A Reflection on Luke 21:5-11
You
know that feeling when something you thought was permanent just... isn't? Maybe
it's a relationship that felt rock-solid until it wasn't. Maybe it's a job you
thought you'd have forever. Maybe it's looking at your childhood home before it
gets sold or watching a loved one's health decline. That sinking feeling, that's
where Jesus meets his disciples in Luke 21. They're staring at the Temple, this
massive, gleaming structure that had taken decades to build, admiring its
beauty and permanence. And Jesus just drops it on them: "All this you see,
the days will come when not one stone will be left upon another." Imagine
their faces. This wasn't just a building; it was the place where heaven touched
earth, where God lived among them. If this could fall, what couldn't?
Here's the thing that makes this passage so unsettling:
Jesus isn't trying to scare them for fun. He's preparing them for reality.
False messiahs will come. Wars will break out. Earthquakes will shake the
ground beneath your feet. Famines will empty your stomach. Plagues will empty
your streets. And the kicker? "All this is but the beginning of the birth
pangs." Not the end, the beginning. We want Jesus to promise us
smooth sailing, but instead, he promises us storms and tells us not to be
terrified. How do you not be terrified when the world is literally shaking?
That's the question that haunts this passage. Jesus isn't offering an escape
plan; he's offering a way to stand firm when there is no firm ground.
This is where the Rosary becomes more than just repetitive
prayer; it becomes spiritual training. Think about the Sorrowful Mysteries:
Jesus in the Agony in the Garden, Scourged at the Pillar, Crowned with Thorns, Carrying his Cross, Crucified. Mary was watching all of this, unable to fix it, unable to stop
it. The Rosary doesn't skip over the terror; it walks through it, bead by bead,
mystery by mystery. When you pray the Rosary while meditating on Luke 21,
something clicks. You're practicing what the disciples couldn't do yet, staying
present in the fear without being consumed by it. Mary at the foot of the cross
is the embodiment of "do not be terrified." Not because she wasn't
afraid, but because she remained. She didn't understand, but she stayed. That's
the grace we're praying for when world events make us want to hide.
The deepest insight here might be the most uncomfortable
one: God allows the collapse of what we thought was permanent because our
security was never supposed to be in temples, institutions, or earthly systems.
It was supposed to be in Him. When Jesus predicts the Temple's destruction,
he's not being cruel; he's being a surgeon, cutting away our false securities
before they kill us spiritually. We build our own temples: careers,
reputations, retirement accounts, political movements, even church buildings.

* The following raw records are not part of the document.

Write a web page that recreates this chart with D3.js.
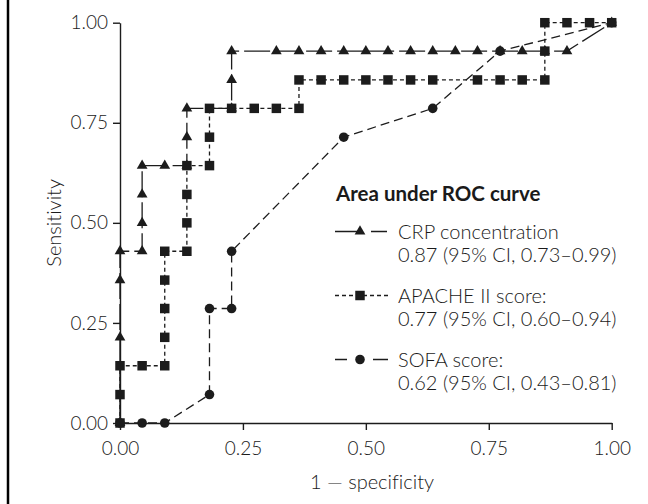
<!DOCTYPE html>
<html>
<head>
<meta charset="utf-8">
<script src="https://cdn.jsdelivr.net/npm/d3@7"></script>
<style>
  body { margin: 0; background: #fff; }
  svg text { font-family: Lato, "Open Sans", sans-serif; fill: #1a1a1a; font-weight: 300; font-variant-ligatures: none; }
</style>
</head>
<body>
<svg id="chart" width="648" height="504"></svg>
<script>
// ROC points (x = 1 - specificity, y = sensitivity)
const crpX = [0, 0, 0, 0, 0.045, 0.045, 0.045, 0.045, 0.091, 0.136, 0.136, 0.136, 0.227, 0.227, 0.227,
  0.318, 0.364, 0.409, 0.455, 0.5, 0.545, 0.591, 0.636, 0.682, 0.727, 0.773, 0.818, 0.864, 0.909, 1];
const crpY = [0, 0.214, 0.357, 0.429, 0.429, 0.5, 0.571, 0.643, 0.643, 0.643, 0.714, 0.786, 0.786, 0.857, 0.929,
  0.929, 0.929, 0.929, 0.929, 0.929, 0.929, 0.929, 0.929, 0.929, 0.929, 0.929, 0.929, 0.929, 0.929, 1];

const apacheX = [0, 0, 0, 0.045, 0.091, 0.091, 0.091, 0.091, 0.091, 0.136, 0.136, 0.136, 0.136, 0.182, 0.182, 0.182,
  0.227, 0.273, 0.318, 0.364, 0.364, 0.409, 0.455, 0.5, 0.545, 0.591, 0.636, 0.727, 0.773, 0.818, 0.864, 0.864, 0.864,
  0.909, 0.955, 1];
const apacheY = [0, 0.071, 0.143, 0.143, 0.143, 0.214, 0.286, 0.357, 0.429, 0.429, 0.5, 0.571, 0.643, 0.643, 0.714, 0.786,
  0.786, 0.786, 0.786, 0.786, 0.857, 0.857, 0.857, 0.857, 0.857, 0.857, 0.857, 0.857, 0.857, 0.857, 0.857, 0.929, 1,
  1, 1, 1];

const sofaX = [0, 0.045, 0.091, 0.182, 0.182, 0.227, 0.227, 0.455, 0.636, 0.773, 1];
const sofaY = [0, 0, 0, 0.071, 0.286, 0.286, 0.429, 0.714, 0.786, 0.929, 1];

const ticks = [0, 0.25, 0.5, 0.75, 1];
const legendTitle = "Area under ROC curve";
const legendLines = [
  ["CRP concentration", "0.87 (95% CI, 0.73\u20130.99)"],
  ["APACHE II score:", "0.77 (95% CI, 0.60\u20130.94)"],
  ["SOFA score:", "0.62 (95% CI, 0.43\u20130.81)"]
];

const ink = "#1c1c1c";
const svg = d3.select("#chart");

// thin frame line on the left edge
svg.append("line")
  .attr("x1", 8).attr("x2", 8).attr("y1", 0).attr("y2", 504)
  .attr("stroke", "#000").attr("stroke-width", 2.5);

const x = d3.scaleLinear().domain([0, 1]).range([120, 611.7]);
const y = d3.scaleLinear().domain([0, 1]).range([423, 22.7]);

// axes
const xAxis = svg.append("g")
  .attr("transform", `translate(0,${y(0)})`)
  .call(d3.axisBottom(x).tickValues(ticks).tickFormat(d3.format(".2f")).tickSize(7).tickSizeOuter(0));
const yAxis = svg.append("g")
  .attr("transform", `translate(${x(0)},0)`)
  .call(d3.axisLeft(y).tickValues(ticks).tickFormat(d3.format(".2f")).tickSize(7).tickSizeOuter(0));

[xAxis, yAxis].forEach(g => {
  g.select(".domain").attr("stroke", ink).attr("stroke-width", 1.4);
  g.selectAll(".tick line").attr("stroke", ink).attr("stroke-width", 1.4);
  g.selectAll(".tick text").style("font-size", "19px").attr("fill", "#1a1a1a");
});
xAxis.selectAll(".tick text").attr("y", 32).attr("dy", 0);
yAxis.selectAll(".tick text").attr("x", -12);

svg.append("text")
  .attr("x", 372).attr("y", 489)
  .attr("text-anchor", "middle")
  .style("font-size", "20px")
  .text("1 \u2014 specificity");

svg.append("text")
  .attr("transform", `translate(61,${y(0.5)}) rotate(-90)`)
  .attr("text-anchor", "middle")
  .style("font-size", "20px")
  .text("Sensitivity");

// series
const series = [
  { xs: crpX, ys: crpY, dash: "26,5", symbol: d3.symbolTriangle, size: 50 },
  { xs: sofaX, ys: sofaY, dash: "9,5", symbol: d3.symbolCircle, size: 72 },
  { xs: apacheX, ys: apacheY, dash: "4,3", symbol: d3.symbolSquare, size: 90 }
];

const line = d3.line().x(d => x(d[0])).y(d => y(d[1]));

series.forEach(s => {
  const pts = s.xs.map((v, i) => [v, s.ys[i]]);
  svg.append("path")
    .datum(pts)
    .attr("d", line)
    .attr("fill", "none")
    .attr("stroke", ink)
    .attr("stroke-width", 1.3)
    .attr("stroke-dasharray", s.dash);
  svg.append("g").selectAll("path")
    .data(pts)
    .join("path")
    .attr("transform", d => `translate(${x(d[0])},${y(d[1])})`)
    .attr("d", d3.symbol(s.symbol, s.size))
    .attr("fill", ink);
});

// legend
svg.append("text")
  .attr("x", 336).attr("y", 201)
  .style("font-size", "20.5px")
  .style("font-weight", "bold")
  .attr("fill", "#1a1a1a")
  .text(legendTitle);

const legendSamples = [
  { dash: "27,9,16", symbol: d3.symbolTriangle, size: 50 },
  { dash: "4,3", symbol: d3.symbolSquare, size: 90 },
  { dash: "12,26,15", symbol: d3.symbolCircle, size: 72 }
];
const rowMid = [231.5, 295.5, 359.5];

legendLines.forEach((lines, i) => {
  const cy = rowMid[i];
  svg.append("line")
    .attr("x1", 335).attr("x2", 388).attr("y1", cy).attr("y2", cy)
    .attr("stroke", ink).attr("stroke-width", 1.3)
    .attr("stroke-dasharray", legendSamples[i].dash);
  svg.append("path")
    .attr("transform", `translate(360,${cy})`)
    .attr("d", d3.symbol(legendSamples[i].symbol, legendSamples[i].size))
    .attr("fill", ink);
  lines.forEach((t, j) => {
    svg.append("text")
      .attr("x", 398).attr("y", cy + 7 + j * 23.5)
      .style("font-size", "20px")
      .text(t);
  });
});
</script>
</body>
</html>
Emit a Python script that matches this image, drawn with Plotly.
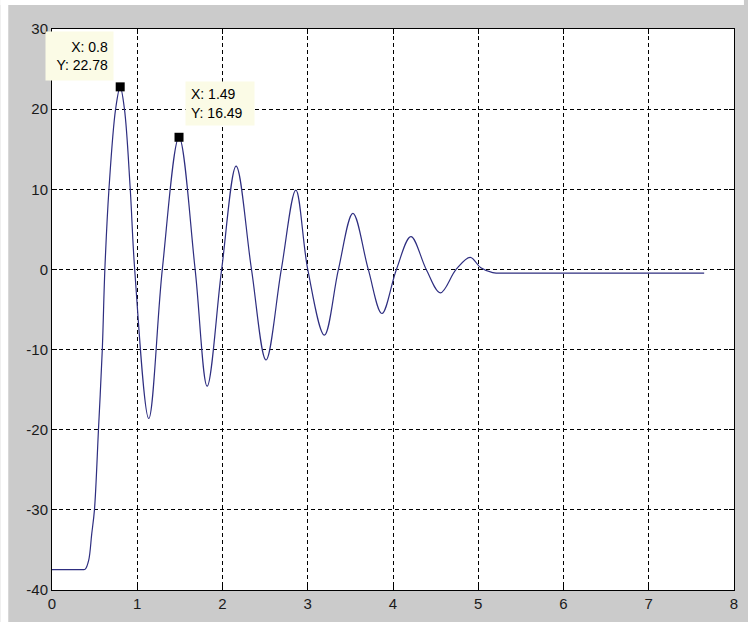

And Jesus keeps whispering, "Not one stone will be left upon
another." Not because he hates what we've built, but because he loves us
too much to let us worship our constructions instead of our Creator. The birth
pangs aren't random suffering; they're the contractions that push us from one
world into another, from a kingdom built on stone to a kingdom built on the
Cornerstone that nothing can shake.
So, what do you do when you read the news, and it sounds
exactly like Luke 21? When wars rumble, when the earth itself seems angry, when
you can't tell who's telling the truth anymore? You do what Mary did: you stay.
You pray the next bead. You show up for the person in front of you. You refuse
to let terror steal your capacity to love. This isn't naive optimism, it's
battle-hardened hope. Jesus never promised we wouldn't see the stones fall. He
promised we wouldn't fall with them. That's the strange comfort of today’s
gospel reading: in a world where everything shakable will be shaken, you're
being grafted into something unshakable. The Temple fell in 70 AD, just like
Jesus said. But his words? Still here. His Church? Still here. You, reading
this, feeling the tremors in your own life? Still here. And that's not an accident;
that's a promise being kept in real time.